Supplied records:
--------------------------------

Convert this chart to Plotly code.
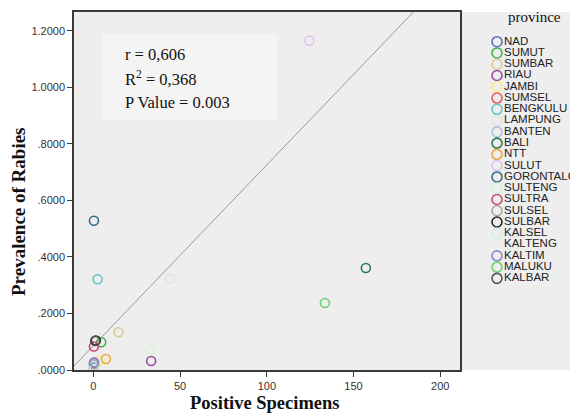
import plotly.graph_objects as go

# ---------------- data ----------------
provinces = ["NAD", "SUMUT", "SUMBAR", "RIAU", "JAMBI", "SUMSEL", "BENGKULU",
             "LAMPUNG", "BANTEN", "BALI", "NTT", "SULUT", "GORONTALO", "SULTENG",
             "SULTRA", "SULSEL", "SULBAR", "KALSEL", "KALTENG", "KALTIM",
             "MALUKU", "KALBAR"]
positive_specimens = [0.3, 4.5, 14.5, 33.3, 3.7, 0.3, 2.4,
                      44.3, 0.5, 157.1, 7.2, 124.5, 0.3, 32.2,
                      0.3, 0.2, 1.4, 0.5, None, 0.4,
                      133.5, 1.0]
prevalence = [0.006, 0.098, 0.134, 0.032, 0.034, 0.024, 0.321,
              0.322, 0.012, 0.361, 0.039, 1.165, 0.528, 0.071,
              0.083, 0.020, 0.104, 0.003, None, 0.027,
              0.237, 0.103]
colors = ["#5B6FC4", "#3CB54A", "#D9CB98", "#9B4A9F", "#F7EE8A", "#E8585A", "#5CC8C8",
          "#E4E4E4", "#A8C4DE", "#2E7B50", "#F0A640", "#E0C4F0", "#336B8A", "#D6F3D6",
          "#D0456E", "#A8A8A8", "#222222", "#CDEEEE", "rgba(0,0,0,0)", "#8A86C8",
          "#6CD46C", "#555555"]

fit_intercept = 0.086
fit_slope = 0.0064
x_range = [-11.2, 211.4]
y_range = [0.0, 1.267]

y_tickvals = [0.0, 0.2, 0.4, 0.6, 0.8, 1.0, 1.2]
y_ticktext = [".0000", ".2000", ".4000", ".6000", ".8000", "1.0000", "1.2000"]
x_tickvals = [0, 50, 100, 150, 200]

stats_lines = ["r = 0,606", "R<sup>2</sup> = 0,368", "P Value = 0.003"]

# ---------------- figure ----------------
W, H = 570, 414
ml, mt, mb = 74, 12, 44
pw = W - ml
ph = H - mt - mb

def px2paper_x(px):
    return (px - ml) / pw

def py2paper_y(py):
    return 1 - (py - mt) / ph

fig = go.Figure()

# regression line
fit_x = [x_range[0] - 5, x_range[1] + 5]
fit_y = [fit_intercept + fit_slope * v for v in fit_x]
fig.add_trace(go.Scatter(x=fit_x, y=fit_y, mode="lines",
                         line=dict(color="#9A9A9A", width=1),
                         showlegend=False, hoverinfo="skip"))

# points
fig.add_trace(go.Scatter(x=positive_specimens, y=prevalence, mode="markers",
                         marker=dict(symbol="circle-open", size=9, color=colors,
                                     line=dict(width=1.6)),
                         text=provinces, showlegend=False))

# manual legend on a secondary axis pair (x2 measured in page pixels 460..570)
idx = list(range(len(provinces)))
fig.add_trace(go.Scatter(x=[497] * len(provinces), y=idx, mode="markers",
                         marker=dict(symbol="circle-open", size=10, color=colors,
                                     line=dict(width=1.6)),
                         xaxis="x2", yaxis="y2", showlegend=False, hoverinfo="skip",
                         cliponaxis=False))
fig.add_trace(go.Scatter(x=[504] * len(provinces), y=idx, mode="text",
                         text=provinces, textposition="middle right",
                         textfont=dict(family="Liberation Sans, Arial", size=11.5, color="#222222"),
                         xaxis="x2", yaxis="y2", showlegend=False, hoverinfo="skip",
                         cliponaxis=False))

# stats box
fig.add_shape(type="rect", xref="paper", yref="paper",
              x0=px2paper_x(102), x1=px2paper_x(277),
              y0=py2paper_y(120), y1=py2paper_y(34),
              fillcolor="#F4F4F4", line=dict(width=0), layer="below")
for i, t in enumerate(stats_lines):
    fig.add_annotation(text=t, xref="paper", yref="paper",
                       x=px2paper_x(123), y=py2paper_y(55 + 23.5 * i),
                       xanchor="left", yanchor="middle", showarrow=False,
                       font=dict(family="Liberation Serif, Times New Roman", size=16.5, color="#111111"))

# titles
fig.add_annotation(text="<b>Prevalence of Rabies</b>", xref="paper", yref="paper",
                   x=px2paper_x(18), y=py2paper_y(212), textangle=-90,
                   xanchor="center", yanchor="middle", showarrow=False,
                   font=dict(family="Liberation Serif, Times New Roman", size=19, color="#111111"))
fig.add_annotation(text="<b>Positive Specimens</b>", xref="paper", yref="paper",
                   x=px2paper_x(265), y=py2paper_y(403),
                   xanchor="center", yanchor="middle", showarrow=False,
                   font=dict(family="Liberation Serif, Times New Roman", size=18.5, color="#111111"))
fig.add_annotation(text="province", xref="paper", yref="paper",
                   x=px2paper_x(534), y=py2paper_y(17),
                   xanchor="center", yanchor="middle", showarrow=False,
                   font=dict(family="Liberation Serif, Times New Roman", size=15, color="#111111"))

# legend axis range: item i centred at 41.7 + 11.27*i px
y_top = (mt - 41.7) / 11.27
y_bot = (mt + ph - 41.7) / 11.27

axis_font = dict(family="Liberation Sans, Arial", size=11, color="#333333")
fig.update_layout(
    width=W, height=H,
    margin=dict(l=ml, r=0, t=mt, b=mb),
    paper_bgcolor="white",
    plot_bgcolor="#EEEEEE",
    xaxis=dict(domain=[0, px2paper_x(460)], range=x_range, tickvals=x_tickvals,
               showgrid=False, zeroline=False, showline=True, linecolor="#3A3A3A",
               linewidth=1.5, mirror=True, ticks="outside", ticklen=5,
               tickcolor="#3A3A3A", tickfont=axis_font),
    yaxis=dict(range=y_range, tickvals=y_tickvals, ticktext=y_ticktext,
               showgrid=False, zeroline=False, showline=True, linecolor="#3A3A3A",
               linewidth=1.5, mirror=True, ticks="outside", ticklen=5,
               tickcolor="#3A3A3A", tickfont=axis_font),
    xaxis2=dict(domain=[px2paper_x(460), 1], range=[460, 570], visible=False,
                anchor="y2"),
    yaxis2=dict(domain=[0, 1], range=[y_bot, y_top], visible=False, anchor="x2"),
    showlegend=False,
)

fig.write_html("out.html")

--------------------------------

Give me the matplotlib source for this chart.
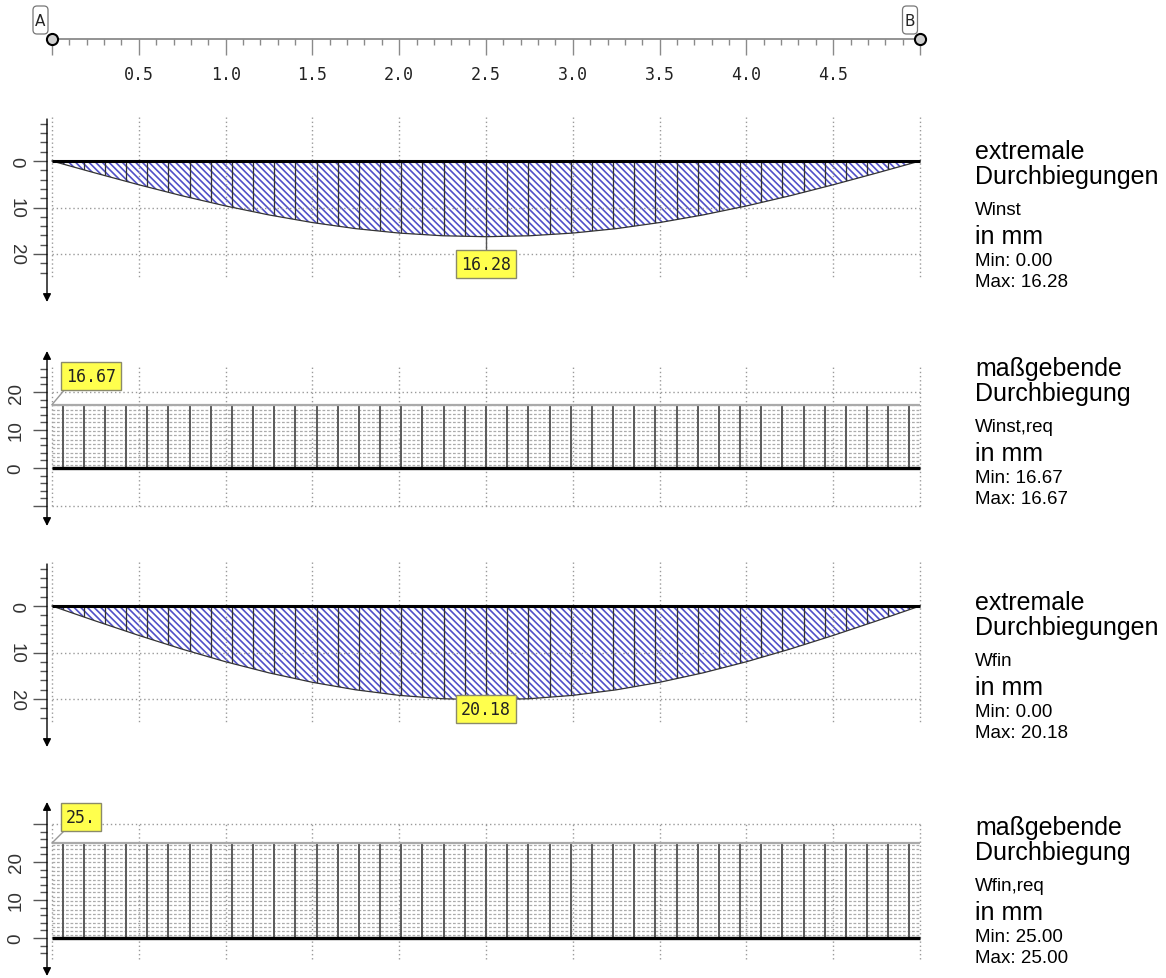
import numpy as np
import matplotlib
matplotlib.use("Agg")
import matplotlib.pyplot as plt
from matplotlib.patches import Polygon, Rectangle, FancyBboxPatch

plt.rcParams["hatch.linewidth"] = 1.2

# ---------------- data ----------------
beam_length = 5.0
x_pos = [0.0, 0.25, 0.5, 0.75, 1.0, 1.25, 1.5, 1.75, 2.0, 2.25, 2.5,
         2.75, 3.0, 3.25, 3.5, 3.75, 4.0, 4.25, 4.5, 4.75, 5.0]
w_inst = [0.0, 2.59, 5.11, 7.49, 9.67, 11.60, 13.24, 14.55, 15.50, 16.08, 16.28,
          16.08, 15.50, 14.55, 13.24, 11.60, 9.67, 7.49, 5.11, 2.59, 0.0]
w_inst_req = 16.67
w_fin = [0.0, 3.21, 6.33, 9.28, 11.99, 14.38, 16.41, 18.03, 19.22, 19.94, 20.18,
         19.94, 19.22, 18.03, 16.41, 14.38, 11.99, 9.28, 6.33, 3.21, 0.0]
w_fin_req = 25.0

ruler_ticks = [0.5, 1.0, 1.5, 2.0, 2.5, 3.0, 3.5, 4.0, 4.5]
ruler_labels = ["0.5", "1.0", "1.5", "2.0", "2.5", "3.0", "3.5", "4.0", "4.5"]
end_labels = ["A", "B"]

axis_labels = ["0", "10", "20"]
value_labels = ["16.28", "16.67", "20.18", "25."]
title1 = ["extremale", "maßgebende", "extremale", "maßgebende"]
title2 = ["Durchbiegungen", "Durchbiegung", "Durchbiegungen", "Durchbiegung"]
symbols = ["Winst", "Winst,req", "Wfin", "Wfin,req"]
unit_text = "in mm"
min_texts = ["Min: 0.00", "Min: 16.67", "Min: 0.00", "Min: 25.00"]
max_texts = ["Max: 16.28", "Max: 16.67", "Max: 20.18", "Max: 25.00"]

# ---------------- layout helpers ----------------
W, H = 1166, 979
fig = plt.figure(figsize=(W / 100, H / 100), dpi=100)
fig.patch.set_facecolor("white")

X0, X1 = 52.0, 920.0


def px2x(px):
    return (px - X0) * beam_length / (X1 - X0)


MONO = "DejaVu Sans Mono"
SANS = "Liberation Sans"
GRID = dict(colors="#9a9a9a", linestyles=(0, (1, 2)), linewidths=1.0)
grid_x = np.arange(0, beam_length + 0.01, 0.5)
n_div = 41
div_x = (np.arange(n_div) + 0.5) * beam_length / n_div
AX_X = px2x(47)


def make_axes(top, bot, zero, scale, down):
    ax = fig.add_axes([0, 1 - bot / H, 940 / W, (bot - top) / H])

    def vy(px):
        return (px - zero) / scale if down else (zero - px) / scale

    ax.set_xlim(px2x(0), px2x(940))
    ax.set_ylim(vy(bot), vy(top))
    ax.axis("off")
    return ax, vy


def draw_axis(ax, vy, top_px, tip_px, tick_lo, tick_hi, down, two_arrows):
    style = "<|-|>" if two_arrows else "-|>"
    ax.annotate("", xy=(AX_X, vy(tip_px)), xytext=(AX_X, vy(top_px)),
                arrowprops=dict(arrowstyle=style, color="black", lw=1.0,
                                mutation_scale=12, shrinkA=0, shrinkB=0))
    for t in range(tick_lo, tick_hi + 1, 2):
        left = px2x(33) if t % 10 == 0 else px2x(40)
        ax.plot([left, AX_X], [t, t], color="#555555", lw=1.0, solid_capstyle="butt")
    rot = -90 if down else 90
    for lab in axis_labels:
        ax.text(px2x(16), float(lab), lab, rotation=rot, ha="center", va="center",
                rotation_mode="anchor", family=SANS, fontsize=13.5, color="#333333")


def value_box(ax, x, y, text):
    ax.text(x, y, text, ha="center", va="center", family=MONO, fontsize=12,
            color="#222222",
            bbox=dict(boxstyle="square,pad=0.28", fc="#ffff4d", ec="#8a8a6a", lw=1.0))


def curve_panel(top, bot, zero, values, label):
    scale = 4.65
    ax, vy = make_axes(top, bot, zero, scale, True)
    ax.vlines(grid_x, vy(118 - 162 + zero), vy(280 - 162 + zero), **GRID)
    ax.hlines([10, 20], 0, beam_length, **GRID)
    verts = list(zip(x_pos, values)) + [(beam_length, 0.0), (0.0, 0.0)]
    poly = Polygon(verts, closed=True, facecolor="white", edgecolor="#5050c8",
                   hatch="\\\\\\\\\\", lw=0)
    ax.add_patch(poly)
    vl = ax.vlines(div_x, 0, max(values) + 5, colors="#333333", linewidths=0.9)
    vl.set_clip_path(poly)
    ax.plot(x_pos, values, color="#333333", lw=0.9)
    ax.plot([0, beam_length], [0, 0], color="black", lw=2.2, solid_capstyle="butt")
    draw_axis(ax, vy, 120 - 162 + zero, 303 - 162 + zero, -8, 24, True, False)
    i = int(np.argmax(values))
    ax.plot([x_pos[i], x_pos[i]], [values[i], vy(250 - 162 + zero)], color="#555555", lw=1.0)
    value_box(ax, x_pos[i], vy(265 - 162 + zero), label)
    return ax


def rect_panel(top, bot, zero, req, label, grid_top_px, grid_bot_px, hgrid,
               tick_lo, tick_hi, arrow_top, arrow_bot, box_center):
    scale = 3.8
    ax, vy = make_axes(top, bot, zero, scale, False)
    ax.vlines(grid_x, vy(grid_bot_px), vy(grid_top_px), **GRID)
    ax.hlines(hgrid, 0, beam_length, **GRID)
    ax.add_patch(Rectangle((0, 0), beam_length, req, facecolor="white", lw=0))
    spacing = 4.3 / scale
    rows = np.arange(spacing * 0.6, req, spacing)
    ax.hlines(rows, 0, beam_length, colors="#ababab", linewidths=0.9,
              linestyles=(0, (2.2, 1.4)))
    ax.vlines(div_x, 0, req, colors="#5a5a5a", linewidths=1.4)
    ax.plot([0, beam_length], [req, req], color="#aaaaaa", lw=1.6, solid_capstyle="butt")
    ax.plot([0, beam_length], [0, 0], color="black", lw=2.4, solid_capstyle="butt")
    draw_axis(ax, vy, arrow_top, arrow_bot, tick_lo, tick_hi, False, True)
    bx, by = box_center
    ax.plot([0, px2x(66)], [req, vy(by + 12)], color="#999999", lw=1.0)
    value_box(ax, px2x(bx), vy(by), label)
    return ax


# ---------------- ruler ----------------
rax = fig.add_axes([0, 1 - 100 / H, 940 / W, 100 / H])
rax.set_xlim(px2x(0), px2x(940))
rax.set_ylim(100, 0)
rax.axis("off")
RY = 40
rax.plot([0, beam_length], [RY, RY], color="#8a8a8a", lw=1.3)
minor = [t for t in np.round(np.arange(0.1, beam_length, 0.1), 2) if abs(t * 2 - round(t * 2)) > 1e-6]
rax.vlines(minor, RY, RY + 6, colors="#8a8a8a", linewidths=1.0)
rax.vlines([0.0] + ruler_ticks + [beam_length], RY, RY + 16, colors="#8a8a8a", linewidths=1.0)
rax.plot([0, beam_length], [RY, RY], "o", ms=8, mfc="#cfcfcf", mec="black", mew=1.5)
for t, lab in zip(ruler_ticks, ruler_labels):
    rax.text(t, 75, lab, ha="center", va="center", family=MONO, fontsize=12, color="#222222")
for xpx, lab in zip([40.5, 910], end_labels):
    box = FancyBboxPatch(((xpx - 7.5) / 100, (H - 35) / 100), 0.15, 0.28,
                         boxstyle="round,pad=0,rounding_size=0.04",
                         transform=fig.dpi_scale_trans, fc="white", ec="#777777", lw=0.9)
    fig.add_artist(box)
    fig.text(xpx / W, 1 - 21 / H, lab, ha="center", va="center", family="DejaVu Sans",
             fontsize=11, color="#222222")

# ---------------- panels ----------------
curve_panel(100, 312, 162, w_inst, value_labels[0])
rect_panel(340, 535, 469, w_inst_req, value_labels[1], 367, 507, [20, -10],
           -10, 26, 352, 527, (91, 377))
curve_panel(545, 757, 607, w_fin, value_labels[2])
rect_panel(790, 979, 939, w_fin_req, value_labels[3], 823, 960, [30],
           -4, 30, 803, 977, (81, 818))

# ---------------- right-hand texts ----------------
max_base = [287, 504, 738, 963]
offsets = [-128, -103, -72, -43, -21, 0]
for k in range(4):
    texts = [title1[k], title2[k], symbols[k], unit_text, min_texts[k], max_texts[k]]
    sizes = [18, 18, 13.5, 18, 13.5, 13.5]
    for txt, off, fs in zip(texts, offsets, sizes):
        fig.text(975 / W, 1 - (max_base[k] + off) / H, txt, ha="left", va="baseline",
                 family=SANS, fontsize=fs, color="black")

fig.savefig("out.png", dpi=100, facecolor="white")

--------------------------------

Using the data above, copy exactly the lines from the one containing "Convert this chart to Plotly code." to the one containing "import plotly.graph_objects as go", inclusive. Exclude the pictures.

Convert this chart to Plotly code.
import plotly.graph_objects as go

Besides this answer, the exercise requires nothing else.